##### Collected material

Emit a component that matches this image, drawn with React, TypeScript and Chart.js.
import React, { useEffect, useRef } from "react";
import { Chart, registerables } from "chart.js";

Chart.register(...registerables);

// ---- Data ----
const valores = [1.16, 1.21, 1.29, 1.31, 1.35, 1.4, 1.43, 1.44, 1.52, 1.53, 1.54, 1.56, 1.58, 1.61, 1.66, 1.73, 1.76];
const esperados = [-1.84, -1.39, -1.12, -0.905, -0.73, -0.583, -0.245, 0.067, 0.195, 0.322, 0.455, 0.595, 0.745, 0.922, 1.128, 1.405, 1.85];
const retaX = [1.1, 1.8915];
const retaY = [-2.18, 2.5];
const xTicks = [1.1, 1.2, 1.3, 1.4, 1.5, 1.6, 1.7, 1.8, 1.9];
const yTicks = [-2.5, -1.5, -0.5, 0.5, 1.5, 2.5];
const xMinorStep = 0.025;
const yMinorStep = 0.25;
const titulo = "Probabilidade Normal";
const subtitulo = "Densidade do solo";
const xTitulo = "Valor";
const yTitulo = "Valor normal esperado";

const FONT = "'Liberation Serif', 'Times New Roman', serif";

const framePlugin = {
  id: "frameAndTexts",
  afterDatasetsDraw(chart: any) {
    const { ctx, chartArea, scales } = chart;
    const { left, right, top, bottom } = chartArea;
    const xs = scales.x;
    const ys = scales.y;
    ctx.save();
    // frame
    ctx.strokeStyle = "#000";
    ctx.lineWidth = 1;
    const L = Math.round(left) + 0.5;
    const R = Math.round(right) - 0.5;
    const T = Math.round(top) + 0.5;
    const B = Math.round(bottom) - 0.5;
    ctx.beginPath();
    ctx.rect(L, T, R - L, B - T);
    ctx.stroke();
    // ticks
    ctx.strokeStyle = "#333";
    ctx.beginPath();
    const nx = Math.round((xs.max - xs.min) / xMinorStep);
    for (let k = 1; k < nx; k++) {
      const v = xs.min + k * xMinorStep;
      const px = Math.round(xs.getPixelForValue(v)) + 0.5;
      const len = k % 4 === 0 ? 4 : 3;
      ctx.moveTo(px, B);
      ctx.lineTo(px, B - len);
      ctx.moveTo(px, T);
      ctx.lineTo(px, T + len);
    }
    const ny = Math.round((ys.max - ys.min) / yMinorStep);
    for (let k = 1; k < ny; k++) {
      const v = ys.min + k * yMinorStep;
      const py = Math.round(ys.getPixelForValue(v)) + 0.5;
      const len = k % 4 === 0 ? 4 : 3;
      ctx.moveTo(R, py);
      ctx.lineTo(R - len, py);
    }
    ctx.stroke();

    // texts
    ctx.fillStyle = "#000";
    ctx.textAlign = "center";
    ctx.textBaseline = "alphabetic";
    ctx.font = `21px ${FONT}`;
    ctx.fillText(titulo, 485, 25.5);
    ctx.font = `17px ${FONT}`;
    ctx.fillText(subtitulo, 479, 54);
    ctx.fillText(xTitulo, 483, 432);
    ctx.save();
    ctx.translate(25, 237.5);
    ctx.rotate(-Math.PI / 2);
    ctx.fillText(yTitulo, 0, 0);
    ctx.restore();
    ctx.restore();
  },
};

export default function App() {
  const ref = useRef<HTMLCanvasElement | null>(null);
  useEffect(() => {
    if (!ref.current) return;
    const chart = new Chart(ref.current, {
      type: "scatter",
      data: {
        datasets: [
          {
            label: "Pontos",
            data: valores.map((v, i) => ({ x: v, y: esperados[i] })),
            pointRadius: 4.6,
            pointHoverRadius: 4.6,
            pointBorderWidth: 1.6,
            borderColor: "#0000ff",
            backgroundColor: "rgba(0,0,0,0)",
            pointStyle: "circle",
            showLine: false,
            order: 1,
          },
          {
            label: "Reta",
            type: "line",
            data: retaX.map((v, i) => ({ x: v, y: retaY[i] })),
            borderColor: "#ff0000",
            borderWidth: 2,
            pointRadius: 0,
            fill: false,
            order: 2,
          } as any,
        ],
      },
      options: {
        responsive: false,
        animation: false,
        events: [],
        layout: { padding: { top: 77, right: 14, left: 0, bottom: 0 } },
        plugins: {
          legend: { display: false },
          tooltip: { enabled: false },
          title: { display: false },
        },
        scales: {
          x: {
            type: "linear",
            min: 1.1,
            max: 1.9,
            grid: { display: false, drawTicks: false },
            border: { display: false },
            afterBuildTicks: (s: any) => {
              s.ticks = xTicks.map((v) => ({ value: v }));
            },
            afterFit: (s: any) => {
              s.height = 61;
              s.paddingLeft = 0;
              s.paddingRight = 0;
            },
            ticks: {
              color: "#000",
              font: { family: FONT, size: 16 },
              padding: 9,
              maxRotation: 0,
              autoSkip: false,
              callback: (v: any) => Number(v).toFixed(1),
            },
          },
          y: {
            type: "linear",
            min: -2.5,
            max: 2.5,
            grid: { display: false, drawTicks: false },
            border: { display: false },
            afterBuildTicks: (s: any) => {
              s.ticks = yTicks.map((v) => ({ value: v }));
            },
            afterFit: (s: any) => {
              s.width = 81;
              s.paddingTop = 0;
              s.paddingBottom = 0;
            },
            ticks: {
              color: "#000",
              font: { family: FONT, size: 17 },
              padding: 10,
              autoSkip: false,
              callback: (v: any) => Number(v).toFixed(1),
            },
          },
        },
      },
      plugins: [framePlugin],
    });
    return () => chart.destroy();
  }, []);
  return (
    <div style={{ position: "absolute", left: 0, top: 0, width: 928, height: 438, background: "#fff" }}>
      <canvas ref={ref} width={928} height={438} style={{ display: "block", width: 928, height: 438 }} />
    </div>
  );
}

##########

Aim of the exercise
Word for word, write out the data.

Correct result
Emit a component that matches this image, drawn with React, TypeScript and Chart.js.
import React, { useEffect, useRef } from "react";
import { Chart, registerables } from "chart.js";

Chart.register(...registerables);

// ---- Data ----
const valores = [1.16, 1.21, 1.29, 1.31, 1.35, 1.4, 1.43, 1.44, 1.52, 1.53, 1.54, 1.56, 1.58, 1.61, 1.66, 1.73, 1.76];
const esperados = [-1.84, -1.39, -1.12, -0.905, -0.73, -0.583, -0.245, 0.067, 0.195, 0.322, 0.455, 0.595, 0.745, 0.922, 1.128, 1.405, 1.85];
const retaX = [1.1, 1.8915];
const retaY = [-2.18, 2.5];
const xTicks = [1.1, 1.2, 1.3, 1.4, 1.5, 1.6, 1.7, 1.8, 1.9];
const yTicks = [-2.5, -1.5, -0.5, 0.5, 1.5, 2.5];
const xMinorStep = 0.025;
const yMinorStep = 0.25;
const titulo = "Probabilidade Normal";
const subtitulo = "Densidade do solo";
const xTitulo = "Valor";
const yTitulo = "Valor normal esperado";

const FONT = "'Liberation Serif', 'Times New Roman', serif";

const framePlugin = {
  id: "frameAndTexts",
  afterDatasetsDraw(chart: any) {
    const { ctx, chartArea, scales } = chart;
    const { left, right, top, bottom } = chartArea;
    const xs = scales.x;
    const ys = scales.y;
    ctx.save();
    // frame
    ctx.strokeStyle = "#000";
    ctx.lineWidth = 1;
    const L = Math.round(left) + 0.5;
    const R = Math.round(right) - 0.5;
    const T = Math.round(top) + 0.5;
    const B = Math.round(bottom) - 0.5;
    ctx.beginPath();
    ctx.rect(L, T, R - L, B - T);
    ctx.stroke();
    // ticks
    ctx.strokeStyle = "#333";
    ctx.beginPath();
    const nx = Math.round((xs.max - xs.min) / xMinorStep);
    for (let k = 1; k < nx; k++) {
      const v = xs.min + k * xMinorStep;
      const px = Math.round(xs.getPixelForValue(v)) + 0.5;
      const len = k % 4 === 0 ? 4 : 3;
      ctx.moveTo(px, B);
      ctx.lineTo(px, B - len);
      ctx.moveTo(px, T);
      ctx.lineTo(px, T + len);
    }
    const ny = Math.round((ys.max - ys.min) / yMinorStep);
    for (let k = 1; k < ny; k++) {
      const v = ys.min + k * yMinorStep;
      const py = Math.round(ys.getPixelForValue(v)) + 0.5;
      const len = k % 4 === 0 ? 4 : 3;
      ctx.moveTo(R, py);
      ctx.lineTo(R - len, py);
    }
    ctx.stroke();

    // texts
    ctx.fillStyle = "#000";
    ctx.textAlign = "center";
    ctx.textBaseline = "alphabetic";
    ctx.font = `21px ${FONT}`;
    ctx.fillText(titulo, 485, 25.5);
    ctx.font = `17px ${FONT}`;
    ctx.fillText(subtitulo, 479, 54);
    ctx.fillText(xTitulo, 483, 432);
    ctx.save();
    ctx.translate(25, 237.5);
    ctx.rotate(-Math.PI / 2);
    ctx.fillText(yTitulo, 0, 0);
    ctx.restore();
    ctx.restore();
  },
};

export default function App() {
  const ref = useRef<HTMLCanvasElement | null>(null);
  useEffect(() => {
    if (!ref.current) return;
    const chart = new Chart(ref.current, {
      type: "scatter",
      data: {
        datasets: [
          {
            label: "Pontos",
            data: valores.map((v, i) => ({ x: v, y: esperados[i] })),
            pointRadius: 4.6,
            pointHoverRadius: 4.6,
            pointBorderWidth: 1.6,
            borderColor: "#0000ff",
            backgroundColor: "rgba(0,0,0,0)",
            pointStyle: "circle",
            showLine: false,
            order: 1,
          },
          {
            label: "Reta",
            type: "line",
            data: retaX.map((v, i) => ({ x: v, y: retaY[i] })),
            borderColor: "#ff0000",
            borderWidth: 2,
            pointRadius: 0,
            fill: false,
            order: 2,
          } as any,
        ],
      },
      options: {
        responsive: false,
        animation: false,
        events: [],
        layout: { padding: { top: 77, right: 14, left: 0, bottom: 0 } },
        plugins: {
          legend: { display: false },
          tooltip: { enabled: false },
          title: { display: false },
        },
        scales: {
          x: {
            type: "linear",
            min: 1.1,
            max: 1.9,
            grid: { display: false, drawTicks: false },
            border: { display: false },
            afterBuildTicks: (s: any) => {
              s.ticks = xTicks.map((v) => ({ value: v }));
            },
            afterFit: (s: any) => {
              s.height = 61;
              s.paddingLeft = 0;
              s.paddingRight = 0;
            },
            ticks: {
              color: "#000",
              font: { family: FONT, size: 16 },
              padding: 9,
              maxRotation: 0,
              autoSkip: false,
              callback: (v: any) => Number(v).toFixed(1),
            },
          },
          y: {
            type: "linear",
            min: -2.5,
            max: 2.5,
            grid: { display: false, drawTicks: false },
            border: { display: false },
            afterBuildTicks: (s: any) => {
              s.ticks = yTicks.map((v) => ({ value: v }));
            },
            afterFit: (s: any) => {
              s.width = 81;
              s.paddingTop = 0;
              s.paddingBottom = 0;
            },
            ticks: {
              color: "#000",
              font: { family: FONT, size: 17 },
              padding: 10,
              autoSkip: false,
              callback: (v: any) => Number(v).toFixed(1),
            },
          },
        },
      },
      plugins: [framePlugin],
    });
    return () => chart.destroy();
  }, []);
  return (
    <div style={{ position: "absolute", left: 0, top: 0, width: 928, height: 438, background: "#fff" }}>
      <canvas ref={ref} width={928} height={438} style={{ display: "block", width: 928, height: 438 }} />
    </div>
  );
}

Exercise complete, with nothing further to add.